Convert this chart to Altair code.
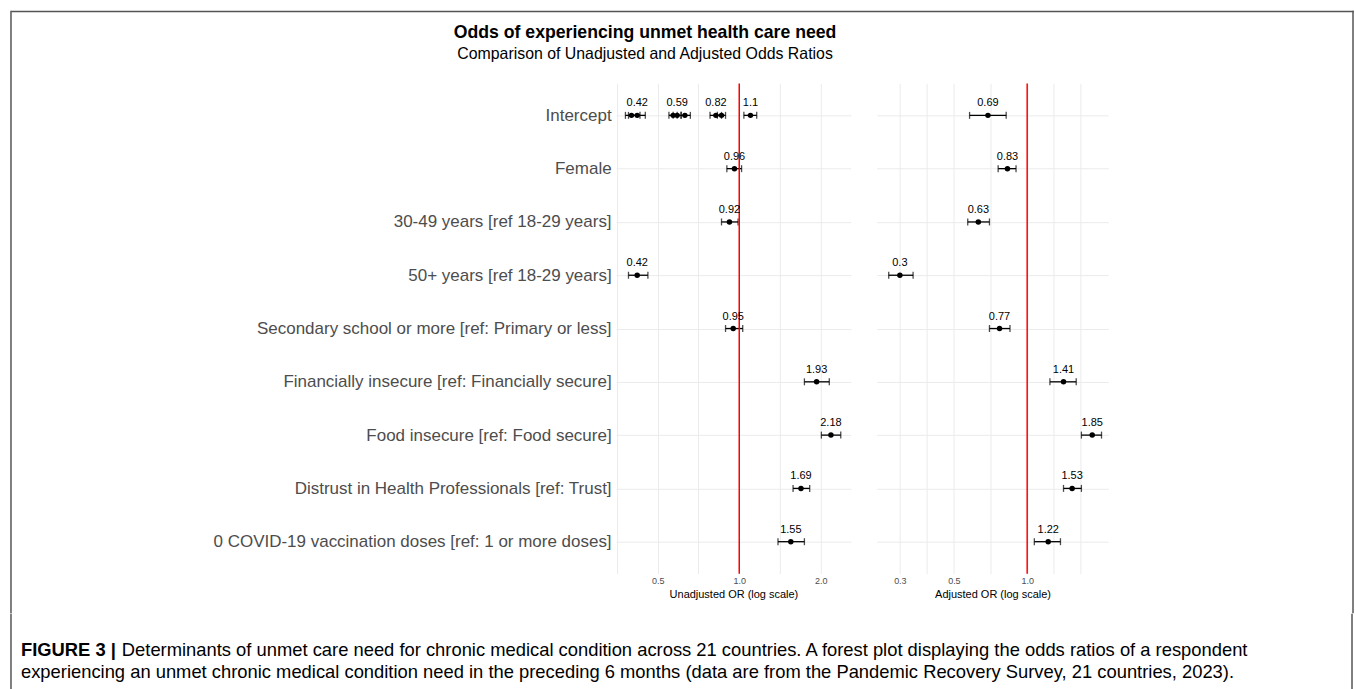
import json
import altair as alt
import pandas as pd

FONT = "Liberation Sans"

TERMS = [
    "Intercept",
    "Female",
    "30-49 years [ref 18-29 years]",
    "50+ years [ref 18-29 years]",
    "Secondary school or more [ref: Primary or less]",
    "Financially insecure [ref: Financially secure]",
    "Food insecure [ref: Food secure]",
    "Distrust in Health Professionals [ref: Trust]",
    "0 COVID-19 vaccination doses [ref: 1 or more doses]",
]

# Unadjusted (one univariate model per predictor -> several intercepts)
UN_TERM = ["Intercept"] * 8 + TERMS[1:]
UN_OR = [0.42, 0.40, 0.59, 0.57, 0.63, 0.82, 0.86, 1.10,
         0.96, 0.92, 0.42, 0.95, 1.93, 2.18, 1.69, 1.55]
UN_LO = [0.39, 0.38, 0.57, 0.55, 0.61, 0.78, 0.83, 1.04,
         0.90, 0.86, 0.39, 0.89, 1.74, 2.01, 1.58, 1.39]
UN_HI = [0.45, 0.43, 0.61, 0.59, 0.66, 0.86, 0.89, 1.16,
         1.02, 0.99, 0.46, 1.03, 2.15, 2.37, 1.82, 1.74]
UN_LABEL = ["0.42", "", "0.59", "", "", "0.82", "", "1.1",
            "0.96", "0.92", "0.42", "0.95", "1.93", "2.18", "1.69", "1.55"]

# Adjusted (single multivariable model)
AD_TERM = TERMS
AD_OR = [0.69, 0.83, 0.63, 0.30, 0.77, 1.41, 1.85, 1.53, 1.22]
AD_LO = [0.58, 0.76, 0.57, 0.27, 0.70, 1.24, 1.67, 1.41, 1.07]
AD_HI = [0.82, 0.90, 0.70, 0.34, 0.85, 1.59, 2.02, 1.67, 1.37]
AD_LABEL = ["0.69", "0.83", "0.63", "0.3", "0.77", "1.41", "1.85", "1.53", "1.22"]

UN_TICKS = [0.5, 1.0, 2.0]
UN_MINOR = [0.354, 0.707, 1.414]
AD_TICKS = [0.3, 0.5, 1.0]
AD_MINOR = [0.387, 0.707, 1.28, 1.65]

TITLE = "Odds of experiencing unmet health care need"
SUBTITLE = "Comparison of Unadjusted and Adjusted Odds Ratios"
CAP_BOLD = "FIGURE 3 |"
CAP_LINE1 = ("Determinants of unmet care need for chronic medical condition across 21 countries. "
             "A forest plot displaying the odds ratios of a respondent")
CAP_LINE2 = ("experiencing an unmet chronic medical condition need in the preceding 6 months "
             "(data are from the Pandemic Recovery Survey, 21 countries, 2023).")

un_df = pd.DataFrame({"term": UN_TERM, "or": UN_OR, "lo": UN_LO, "hi": UN_HI, "label": UN_LABEL})
ad_df = pd.DataFrame({"term": AD_TERM, "or": AD_OR, "lo": AD_LO, "hi": AD_HI, "label": AD_LABEL})

H = 491
BORDER = "#555555"
TOP = -72
GAP = 260          # distance between the two panels' origins
LEFT_EDGE = -606   # frame's left edge, relative to the left panel
RIGHT_EDGE = 477   # frame's right edge, relative to the right panel


def txt(s, x, y, **kw):
    return alt.Chart(pd.DataFrame({"t": [s]})).mark_text(font=FONT, **kw).encode(
        x=alt.value(x), y=alt.value(y), text="t:N")


def line(x, y, x2=None, y2=None):
    enc = {"x": alt.value(x), "y": alt.value(y)}
    if x2 is not None:
        enc["x2"] = alt.value(x2)
    if y2 is not None:
        enc["y2"] = alt.value(y2)
    return alt.Chart(pd.DataFrame({"a": [0]})).mark_rule(
        color=BORDER, strokeWidth=1.5, strokeCap="square").encode(**enc)


def panel(df, domain, majors, minors, title, show_labels, extras, width):
    xs = alt.Scale(type="log", domain=domain, nice=False)
    ys = alt.Scale(type="point", padding=0.6)
    expr = "indexof(%s, datum.value) >= 0 ? format(datum.value, '.1f') : ''" % json.dumps(majors)
    xaxis = alt.Axis(values=sorted(majors + minors), labelExpr=expr, title=title,
                     ticks=False, domain=False, grid=True, gridColor="#ebebeb", gridWidth=1,
                     labelColor="#4d4d4d", labelFontSize=9, labelPadding=3,
                     titleFontSize=11, titleFontWeight="normal", titleColor="black",
                     titlePadding=3, labelFont=FONT, titleFont=FONT)
    yaxis = alt.Axis(title=None, ticks=False, domain=False, grid=True, gridColor="#ebebeb",
                     labels=show_labels, labelFontSize=17, labelColor="#4d4d4d",
                     labelPadding=5, labelLimit=700, labelFont=FONT)
    base = alt.Chart(df).encode(y=alt.Y("term:N", sort=TERMS, scale=ys, axis=yaxis))
    bars = base.mark_rule(color="black", strokeWidth=1.3).encode(
        x=alt.X("lo:Q", scale=xs, axis=xaxis), x2="hi:Q")
    cap_lo = base.mark_tick(orient="vertical", size=7, thickness=1.3, color="black").encode(
        x=alt.X("lo:Q", scale=xs, axis=xaxis))
    cap_hi = base.mark_tick(orient="vertical", size=7, thickness=1.3, color="black").encode(
        x=alt.X("hi:Q", scale=xs, axis=xaxis))
    ref = alt.Chart(pd.DataFrame({"v": [1.0]})).mark_rule(color="red", strokeWidth=1.5).encode(
        x=alt.X("v:Q", scale=xs, axis=xaxis))
    pts = base.mark_circle(size=30, color="black", opacity=1).encode(
        x=alt.X("or:Q", scale=xs, axis=xaxis))
    lab = base.mark_text(font=FONT, fontSize=11, baseline="bottom", dy=-7, color="black").encode(
        x=alt.X("or:Q", scale=xs, axis=xaxis), text="label:N")
    return alt.layer(bars, cap_lo, cap_hi, ref, pts, lab, *extras).properties(width=width, height=H)


left_extras = [
    txt(TITLE, 29, -50, fontSize=17.7, fontWeight="bold", align="center", baseline="middle", color="black"),
    txt(SUBTITLE, 29, -29, fontSize=15.9, align="center", baseline="middle", color="black"),
    line(LEFT_EDGE, TOP, y2=530),
]
# the whole top edge of the frame lives in the right panel (one unbroken line)
right_extras = [
    line(LEFT_EDGE - GAP, TOP, x2=RIGHT_EDGE),
    line(RIGHT_EDGE, TOP, y2=530),
]

left = panel(un_df, [0.351, 2.58], UN_TICKS, UN_MINOR, "Unadjusted OR (log scale)", True, left_extras, 235)
right = panel(ad_df, [0.241, 2.155], AD_TICKS, AD_MINOR, "Adjusted OR (log scale)", False, right_extras, 232)

caption = alt.layer(
    line(LEFT_EDGE, 0, y2=77),
    line(GAP + RIGHT_EDGE, 0, y2=77),
    txt(CAP_BOLD, -596, 35, fontSize=18.4, fontWeight="bold", align="left", baseline="middle", color="black"),
    txt(CAP_LINE1, -495, 35, fontSize=18.4, align="left", baseline="middle", color="black"),
    txt(CAP_LINE2, -596, 57, fontSize=18.4, align="left", baseline="middle", color="black"),
).properties(width=1, height=1)

# column offset = max(0, spacing + ceil(-x1 of right panel)); left panel extends to x=235
right_x1 = -(LEFT_EDGE - GAP) + 1
hspace = (GAP - 235) - right_x1

chart = alt.vconcat(
    alt.hconcat(left, right, spacing=hspace),
    caption,
    spacing=-3,
).properties(
    padding={"left": 9, "top": 9, "right": 0, "bottom": 0},
    background="white",
).configure_view(stroke=None)

chart.save("out.html", embed_options={"renderer": "svg", "actions": False})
◆ ◆ ◆ ◆
> _OBJECTIVE_
Omit the pictures, and quote the material above exactly as given.

> _RESPONSE TO THE TASK_
Convert this chart to Altair code.
import json
import altair as alt
import pandas as pd

FONT = "Liberation Sans"

TERMS = [
    "Intercept",
    "Female",
    "30-49 years [ref 18-29 years]",
    "50+ years [ref 18-29 years]",
    "Secondary school or more [ref: Primary or less]",
    "Financially insecure [ref: Financially secure]",
    "Food insecure [ref: Food secure]",
    "Distrust in Health Professionals [ref: Trust]",
    "0 COVID-19 vaccination doses [ref: 1 or more doses]",
]

# Unadjusted (one univariate model per predictor -> several intercepts)
UN_TERM = ["Intercept"] * 8 + TERMS[1:]
UN_OR = [0.42, 0.40, 0.59, 0.57, 0.63, 0.82, 0.86, 1.10,
         0.96, 0.92, 0.42, 0.95, 1.93, 2.18, 1.69, 1.55]
UN_LO = [0.39, 0.38, 0.57, 0.55, 0.61, 0.78, 0.83, 1.04,
         0.90, 0.86, 0.39, 0.89, 1.74, 2.01, 1.58, 1.39]
UN_HI = [0.45, 0.43, 0.61, 0.59, 0.66, 0.86, 0.89, 1.16,
         1.02, 0.99, 0.46, 1.03, 2.15, 2.37, 1.82, 1.74]
UN_LABEL = ["0.42", "", "0.59", "", "", "0.82", "", "1.1",
            "0.96", "0.92", "0.42", "0.95", "1.93", "2.18", "1.69", "1.55"]

# Adjusted (single multivariable model)
AD_TERM = TERMS
AD_OR = [0.69, 0.83, 0.63, 0.30, 0.77, 1.41, 1.85, 1.53, 1.22]
AD_LO = [0.58, 0.76, 0.57, 0.27, 0.70, 1.24, 1.67, 1.41, 1.07]
AD_HI = [0.82, 0.90, 0.70, 0.34, 0.85, 1.59, 2.02, 1.67, 1.37]
AD_LABEL = ["0.69", "0.83", "0.63", "0.3", "0.77", "1.41", "1.85", "1.53", "1.22"]

UN_TICKS = [0.5, 1.0, 2.0]
UN_MINOR = [0.354, 0.707, 1.414]
AD_TICKS = [0.3, 0.5, 1.0]
AD_MINOR = [0.387, 0.707, 1.28, 1.65]

TITLE = "Odds of experiencing unmet health care need"
SUBTITLE = "Comparison of Unadjusted and Adjusted Odds Ratios"
CAP_BOLD = "FIGURE 3 |"
CAP_LINE1 = ("Determinants of unmet care need for chronic medical condition across 21 countries. "
             "A forest plot displaying the odds ratios of a respondent")
CAP_LINE2 = ("experiencing an unmet chronic medical condition need in the preceding 6 months "
             "(data are from the Pandemic Recovery Survey, 21 countries, 2023).")

un_df = pd.DataFrame({"term": UN_TERM, "or": UN_OR, "lo": UN_LO, "hi": UN_HI, "label": UN_LABEL})
ad_df = pd.DataFrame({"term": AD_TERM, "or": AD_OR, "lo": AD_LO, "hi": AD_HI, "label": AD_LABEL})

H = 491
BORDER = "#555555"
TOP = -72
GAP = 260          # distance between the two panels' origins
LEFT_EDGE = -606   # frame's left edge, relative to the left panel
RIGHT_EDGE = 477   # frame's right edge, relative to the right panel


def txt(s, x, y, **kw):
    return alt.Chart(pd.DataFrame({"t": [s]})).mark_text(font=FONT, **kw).encode(
        x=alt.value(x), y=alt.value(y), text="t:N")


def line(x, y, x2=None, y2=None):
    enc = {"x": alt.value(x), "y": alt.value(y)}
    if x2 is not None:
        enc["x2"] = alt.value(x2)
    if y2 is not None:
        enc["y2"] = alt.value(y2)
    return alt.Chart(pd.DataFrame({"a": [0]})).mark_rule(
        color=BORDER, strokeWidth=1.5, strokeCap="square").encode(**enc)


def panel(df, domain, majors, minors, title, show_labels, extras, width):
    xs = alt.Scale(type="log", domain=domain, nice=False)
    ys = alt.Scale(type="point", padding=0.6)
    expr = "indexof(%s, datum.value) >= 0 ? format(datum.value, '.1f') : ''" % json.dumps(majors)
    xaxis = alt.Axis(values=sorted(majors + minors), labelExpr=expr, title=title,
                     ticks=False, domain=False, grid=True, gridColor="#ebebeb", gridWidth=1,
                     labelColor="#4d4d4d", labelFontSize=9, labelPadding=3,
                     titleFontSize=11, titleFontWeight="normal", titleColor="black",
                     titlePadding=3, labelFont=FONT, titleFont=FONT)
    yaxis = alt.Axis(title=None, ticks=False, domain=False, grid=True, gridColor="#ebebeb",
                     labels=show_labels, labelFontSize=17, labelColor="#4d4d4d",
                     labelPadding=5, labelLimit=700, labelFont=FONT)
    base = alt.Chart(df).encode(y=alt.Y("term:N", sort=TERMS, scale=ys, axis=yaxis))
    bars = base.mark_rule(color="black", strokeWidth=1.3).encode(
        x=alt.X("lo:Q", scale=xs, axis=xaxis), x2="hi:Q")
    cap_lo = base.mark_tick(orient="vertical", size=7, thickness=1.3, color="black").encode(
        x=alt.X("lo:Q", scale=xs, axis=xaxis))
    cap_hi = base.mark_tick(orient="vertical", size=7, thickness=1.3, color="black").encode(
        x=alt.X("hi:Q", scale=xs, axis=xaxis))
    ref = alt.Chart(pd.DataFrame({"v": [1.0]})).mark_rule(color="red", strokeWidth=1.5).encode(
        x=alt.X("v:Q", scale=xs, axis=xaxis))
    pts = base.mark_circle(size=30, color="black", opacity=1).encode(
        x=alt.X("or:Q", scale=xs, axis=xaxis))
    lab = base.mark_text(font=FONT, fontSize=11, baseline="bottom", dy=-7, color="black").encode(
        x=alt.X("or:Q", scale=xs, axis=xaxis), text="label:N")
    return alt.layer(bars, cap_lo, cap_hi, ref, pts, lab, *extras).properties(width=width, height=H)


left_extras = [
    txt(TITLE, 29, -50, fontSize=17.7, fontWeight="bold", align="center", baseline="middle", color="black"),
    txt(SUBTITLE, 29, -29, fontSize=15.9, align="center", baseline="middle", color="black"),
    line(LEFT_EDGE, TOP, y2=530),
]
# the whole top edge of the frame lives in the right panel (one unbroken line)
right_extras = [
    line(LEFT_EDGE - GAP, TOP, x2=RIGHT_EDGE),
    line(RIGHT_EDGE, TOP, y2=530),
]

left = panel(un_df, [0.351, 2.58], UN_TICKS, UN_MINOR, "Unadjusted OR (log scale)", True, left_extras, 235)
right = panel(ad_df, [0.241, 2.155], AD_TICKS, AD_MINOR, "Adjusted OR (log scale)", False, right_extras, 232)

caption = alt.layer(
    line(LEFT_EDGE, 0, y2=77),
    line(GAP + RIGHT_EDGE, 0, y2=77),
    txt(CAP_BOLD, -596, 35, fontSize=18.4, fontWeight="bold", align="left", baseline="middle", color="black"),
    txt(CAP_LINE1, -495, 35, fontSize=18.4, align="left", baseline="middle", color="black"),
    txt(CAP_LINE2, -596, 57, fontSize=18.4, align="left", baseline="middle", color="black"),
).properties(width=1, height=1)

# column offset = max(0, spacing + ceil(-x1 of right panel)); left panel extends to x=235
right_x1 = -(LEFT_EDGE - GAP) + 1
hspace = (GAP - 235) - right_x1

chart = alt.vconcat(
    alt.hconcat(left, right, spacing=hspace),
    caption,
    spacing=-3,
).properties(
    padding={"left": 9, "top": 9, "right": 0, "bottom": 0},
    background="white",
).configure_view(stroke=None)

chart.save("out.html", embed_options={"renderer": "svg", "actions": False})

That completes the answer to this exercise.